Copy each line of the data below exactly, leaving out pictures.
◆ ◆ ◆
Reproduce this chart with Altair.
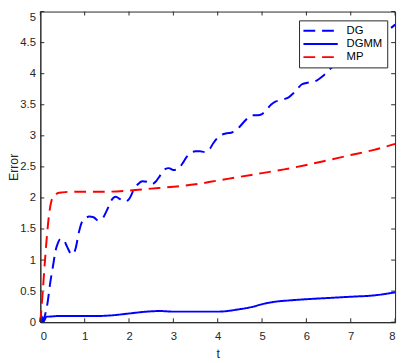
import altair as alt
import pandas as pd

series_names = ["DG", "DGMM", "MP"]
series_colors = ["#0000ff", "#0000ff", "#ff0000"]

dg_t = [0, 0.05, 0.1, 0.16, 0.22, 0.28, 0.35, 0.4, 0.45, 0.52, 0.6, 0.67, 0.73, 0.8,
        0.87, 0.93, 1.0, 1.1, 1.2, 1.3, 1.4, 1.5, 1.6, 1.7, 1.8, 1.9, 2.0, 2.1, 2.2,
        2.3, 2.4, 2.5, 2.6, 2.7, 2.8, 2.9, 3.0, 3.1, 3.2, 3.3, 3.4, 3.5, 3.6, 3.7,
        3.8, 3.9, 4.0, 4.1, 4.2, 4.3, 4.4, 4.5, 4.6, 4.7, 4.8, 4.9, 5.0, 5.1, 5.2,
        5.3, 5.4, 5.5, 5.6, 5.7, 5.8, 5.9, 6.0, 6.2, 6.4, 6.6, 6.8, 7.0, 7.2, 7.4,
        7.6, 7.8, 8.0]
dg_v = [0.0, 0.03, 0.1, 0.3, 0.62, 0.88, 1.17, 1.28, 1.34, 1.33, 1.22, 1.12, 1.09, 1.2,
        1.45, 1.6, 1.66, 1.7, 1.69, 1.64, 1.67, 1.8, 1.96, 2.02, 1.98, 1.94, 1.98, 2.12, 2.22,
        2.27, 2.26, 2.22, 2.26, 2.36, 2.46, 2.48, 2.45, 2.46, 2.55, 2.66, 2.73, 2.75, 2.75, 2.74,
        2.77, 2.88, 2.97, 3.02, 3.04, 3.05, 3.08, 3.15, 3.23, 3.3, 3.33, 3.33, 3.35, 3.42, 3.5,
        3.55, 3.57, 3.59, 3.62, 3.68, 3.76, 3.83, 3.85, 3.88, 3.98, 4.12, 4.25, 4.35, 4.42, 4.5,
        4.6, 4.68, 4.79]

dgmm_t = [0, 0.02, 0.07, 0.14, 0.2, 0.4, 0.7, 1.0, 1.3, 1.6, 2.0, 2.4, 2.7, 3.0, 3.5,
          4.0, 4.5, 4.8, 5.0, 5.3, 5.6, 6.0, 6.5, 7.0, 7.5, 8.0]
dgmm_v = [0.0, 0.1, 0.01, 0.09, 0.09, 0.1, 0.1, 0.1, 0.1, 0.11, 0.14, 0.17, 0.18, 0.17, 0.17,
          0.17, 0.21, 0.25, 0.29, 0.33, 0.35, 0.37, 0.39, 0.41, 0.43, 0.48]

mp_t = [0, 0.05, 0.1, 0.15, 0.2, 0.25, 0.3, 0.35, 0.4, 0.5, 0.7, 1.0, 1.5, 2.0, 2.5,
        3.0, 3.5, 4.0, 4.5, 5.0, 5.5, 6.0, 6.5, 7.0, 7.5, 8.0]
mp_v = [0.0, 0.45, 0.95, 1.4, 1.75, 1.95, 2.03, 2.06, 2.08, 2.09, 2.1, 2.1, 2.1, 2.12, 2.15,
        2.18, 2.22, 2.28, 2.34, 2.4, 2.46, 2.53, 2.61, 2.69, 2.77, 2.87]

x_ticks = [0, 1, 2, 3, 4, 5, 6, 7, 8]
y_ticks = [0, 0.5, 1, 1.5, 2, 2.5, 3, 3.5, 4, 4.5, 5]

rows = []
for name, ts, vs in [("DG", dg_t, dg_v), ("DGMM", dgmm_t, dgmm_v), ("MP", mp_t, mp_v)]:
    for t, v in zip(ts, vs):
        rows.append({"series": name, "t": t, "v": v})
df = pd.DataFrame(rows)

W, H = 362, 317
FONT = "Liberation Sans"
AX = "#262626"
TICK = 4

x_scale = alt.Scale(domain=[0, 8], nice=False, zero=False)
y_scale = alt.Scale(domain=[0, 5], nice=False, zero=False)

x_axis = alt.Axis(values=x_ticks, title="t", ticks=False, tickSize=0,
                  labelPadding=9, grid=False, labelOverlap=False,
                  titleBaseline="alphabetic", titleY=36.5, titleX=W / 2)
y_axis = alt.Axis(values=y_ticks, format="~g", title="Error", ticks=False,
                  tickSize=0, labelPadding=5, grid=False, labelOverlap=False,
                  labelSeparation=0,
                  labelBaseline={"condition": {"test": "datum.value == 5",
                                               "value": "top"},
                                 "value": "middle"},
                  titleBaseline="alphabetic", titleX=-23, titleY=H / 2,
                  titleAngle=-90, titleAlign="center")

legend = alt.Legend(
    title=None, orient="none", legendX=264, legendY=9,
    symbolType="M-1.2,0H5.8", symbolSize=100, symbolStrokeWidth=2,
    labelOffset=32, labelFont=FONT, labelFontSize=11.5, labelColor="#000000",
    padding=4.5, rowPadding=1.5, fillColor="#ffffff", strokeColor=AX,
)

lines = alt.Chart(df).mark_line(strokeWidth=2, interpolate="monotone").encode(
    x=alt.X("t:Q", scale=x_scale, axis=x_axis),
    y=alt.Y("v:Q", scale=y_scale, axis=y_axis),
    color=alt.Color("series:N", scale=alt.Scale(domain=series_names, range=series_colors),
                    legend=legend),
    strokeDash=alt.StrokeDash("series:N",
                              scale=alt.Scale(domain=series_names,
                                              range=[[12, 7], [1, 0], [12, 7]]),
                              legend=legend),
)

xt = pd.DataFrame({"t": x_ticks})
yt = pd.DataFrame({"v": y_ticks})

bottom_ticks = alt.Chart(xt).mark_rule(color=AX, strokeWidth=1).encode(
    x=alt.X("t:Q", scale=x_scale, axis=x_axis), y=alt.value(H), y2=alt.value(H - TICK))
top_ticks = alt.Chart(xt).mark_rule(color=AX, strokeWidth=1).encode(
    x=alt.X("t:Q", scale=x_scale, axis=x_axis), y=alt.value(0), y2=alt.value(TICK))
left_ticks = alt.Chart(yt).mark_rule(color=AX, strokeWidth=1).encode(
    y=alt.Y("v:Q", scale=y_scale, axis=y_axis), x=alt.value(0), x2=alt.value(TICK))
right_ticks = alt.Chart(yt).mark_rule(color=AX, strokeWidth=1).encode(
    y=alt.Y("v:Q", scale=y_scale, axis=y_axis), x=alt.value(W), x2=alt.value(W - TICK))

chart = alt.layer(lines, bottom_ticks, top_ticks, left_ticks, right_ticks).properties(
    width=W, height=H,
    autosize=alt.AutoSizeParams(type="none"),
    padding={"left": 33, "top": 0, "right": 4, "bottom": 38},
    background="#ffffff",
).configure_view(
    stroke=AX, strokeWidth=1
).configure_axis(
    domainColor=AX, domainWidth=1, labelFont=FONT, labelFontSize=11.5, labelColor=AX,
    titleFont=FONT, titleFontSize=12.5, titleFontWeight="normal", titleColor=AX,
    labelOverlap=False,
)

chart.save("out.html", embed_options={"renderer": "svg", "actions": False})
◆ ◆ ◆
**OUTPUT OF THE TASK**
Reproduce this chart with Altair.
import altair as alt
import pandas as pd

series_names = ["DG", "DGMM", "MP"]
series_colors = ["#0000ff", "#0000ff", "#ff0000"]

dg_t = [0, 0.05, 0.1, 0.16, 0.22, 0.28, 0.35, 0.4, 0.45, 0.52, 0.6, 0.67, 0.73, 0.8,
        0.87, 0.93, 1.0, 1.1, 1.2, 1.3, 1.4, 1.5, 1.6, 1.7, 1.8, 1.9, 2.0, 2.1, 2.2,
        2.3, 2.4, 2.5, 2.6, 2.7, 2.8, 2.9, 3.0, 3.1, 3.2, 3.3, 3.4, 3.5, 3.6, 3.7,
        3.8, 3.9, 4.0, 4.1, 4.2, 4.3, 4.4, 4.5, 4.6, 4.7, 4.8, 4.9, 5.0, 5.1, 5.2,
        5.3, 5.4, 5.5, 5.6, 5.7, 5.8, 5.9, 6.0, 6.2, 6.4, 6.6, 6.8, 7.0, 7.2, 7.4,
        7.6, 7.8, 8.0]
dg_v = [0.0, 0.03, 0.1, 0.3, 0.62, 0.88, 1.17, 1.28, 1.34, 1.33, 1.22, 1.12, 1.09, 1.2,
        1.45, 1.6, 1.66, 1.7, 1.69, 1.64, 1.67, 1.8, 1.96, 2.02, 1.98, 1.94, 1.98, 2.12, 2.22,
        2.27, 2.26, 2.22, 2.26, 2.36, 2.46, 2.48, 2.45, 2.46, 2.55, 2.66, 2.73, 2.75, 2.75, 2.74,
        2.77, 2.88, 2.97, 3.02, 3.04, 3.05, 3.08, 3.15, 3.23, 3.3, 3.33, 3.33, 3.35, 3.42, 3.5,
        3.55, 3.57, 3.59, 3.62, 3.68, 3.76, 3.83, 3.85, 3.88, 3.98, 4.12, 4.25, 4.35, 4.42, 4.5,
        4.6, 4.68, 4.79]

dgmm_t = [0, 0.02, 0.07, 0.14, 0.2, 0.4, 0.7, 1.0, 1.3, 1.6, 2.0, 2.4, 2.7, 3.0, 3.5,
          4.0, 4.5, 4.8, 5.0, 5.3, 5.6, 6.0, 6.5, 7.0, 7.5, 8.0]
dgmm_v = [0.0, 0.1, 0.01, 0.09, 0.09, 0.1, 0.1, 0.1, 0.1, 0.11, 0.14, 0.17, 0.18, 0.17, 0.17,
          0.17, 0.21, 0.25, 0.29, 0.33, 0.35, 0.37, 0.39, 0.41, 0.43, 0.48]

mp_t = [0, 0.05, 0.1, 0.15, 0.2, 0.25, 0.3, 0.35, 0.4, 0.5, 0.7, 1.0, 1.5, 2.0, 2.5,
        3.0, 3.5, 4.0, 4.5, 5.0, 5.5, 6.0, 6.5, 7.0, 7.5, 8.0]
mp_v = [0.0, 0.45, 0.95, 1.4, 1.75, 1.95, 2.03, 2.06, 2.08, 2.09, 2.1, 2.1, 2.1, 2.12, 2.15,
        2.18, 2.22, 2.28, 2.34, 2.4, 2.46, 2.53, 2.61, 2.69, 2.77, 2.87]

x_ticks = [0, 1, 2, 3, 4, 5, 6, 7, 8]
y_ticks = [0, 0.5, 1, 1.5, 2, 2.5, 3, 3.5, 4, 4.5, 5]

rows = []
for name, ts, vs in [("DG", dg_t, dg_v), ("DGMM", dgmm_t, dgmm_v), ("MP", mp_t, mp_v)]:
    for t, v in zip(ts, vs):
        rows.append({"series": name, "t": t, "v": v})
df = pd.DataFrame(rows)

W, H = 362, 317
FONT = "Liberation Sans"
AX = "#262626"
TICK = 4

x_scale = alt.Scale(domain=[0, 8], nice=False, zero=False)
y_scale = alt.Scale(domain=[0, 5], nice=False, zero=False)

x_axis = alt.Axis(values=x_ticks, title="t", ticks=False, tickSize=0,
                  labelPadding=9, grid=False, labelOverlap=False,
                  titleBaseline="alphabetic", titleY=36.5, titleX=W / 2)
y_axis = alt.Axis(values=y_ticks, format="~g", title="Error", ticks=False,
                  tickSize=0, labelPadding=5, grid=False, labelOverlap=False,
                  labelSeparation=0,
                  labelBaseline={"condition": {"test": "datum.value == 5",
                                               "value": "top"},
                                 "value": "middle"},
                  titleBaseline="alphabetic", titleX=-23, titleY=H / 2,
                  titleAngle=-90, titleAlign="center")

legend = alt.Legend(
    title=None, orient="none", legendX=264, legendY=9,
    symbolType="M-1.2,0H5.8", symbolSize=100, symbolStrokeWidth=2,
    labelOffset=32, labelFont=FONT, labelFontSize=11.5, labelColor="#000000",
    padding=4.5, rowPadding=1.5, fillColor="#ffffff", strokeColor=AX,
)

lines = alt.Chart(df).mark_line(strokeWidth=2, interpolate="monotone").encode(
    x=alt.X("t:Q", scale=x_scale, axis=x_axis),
    y=alt.Y("v:Q", scale=y_scale, axis=y_axis),
    color=alt.Color("series:N", scale=alt.Scale(domain=series_names, range=series_colors),
                    legend=legend),
    strokeDash=alt.StrokeDash("series:N",
                              scale=alt.Scale(domain=series_names,
                                              range=[[12, 7], [1, 0], [12, 7]]),
                              legend=legend),
)

xt = pd.DataFrame({"t": x_ticks})
yt = pd.DataFrame({"v": y_ticks})

bottom_ticks = alt.Chart(xt).mark_rule(color=AX, strokeWidth=1).encode(
    x=alt.X("t:Q", scale=x_scale, axis=x_axis), y=alt.value(H), y2=alt.value(H - TICK))
top_ticks = alt.Chart(xt).mark_rule(color=AX, strokeWidth=1).encode(
    x=alt.X("t:Q", scale=x_scale, axis=x_axis), y=alt.value(0), y2=alt.value(TICK))
left_ticks = alt.Chart(yt).mark_rule(color=AX, strokeWidth=1).encode(
    y=alt.Y("v:Q", scale=y_scale, axis=y_axis), x=alt.value(0), x2=alt.value(TICK))
right_ticks = alt.Chart(yt).mark_rule(color=AX, strokeWidth=1).encode(
    y=alt.Y("v:Q", scale=y_scale, axis=y_axis), x=alt.value(W), x2=alt.value(W - TICK))

chart = alt.layer(lines, bottom_ticks, top_ticks, left_ticks, right_ticks).properties(
    width=W, height=H,
    autosize=alt.AutoSizeParams(type="none"),
    padding={"left": 33, "top": 0, "right": 4, "bottom": 38},
    background="#ffffff",
).configure_view(
    stroke=AX, strokeWidth=1
).configure_axis(
    domainColor=AX, domainWidth=1, labelFont=FONT, labelFontSize=11.5, labelColor=AX,
    titleFont=FONT, titleFontSize=12.5, titleFontWeight="normal", titleColor=AX,
    labelOverlap=False,
)

chart.save("out.html", embed_options={"renderer": "svg", "actions": False})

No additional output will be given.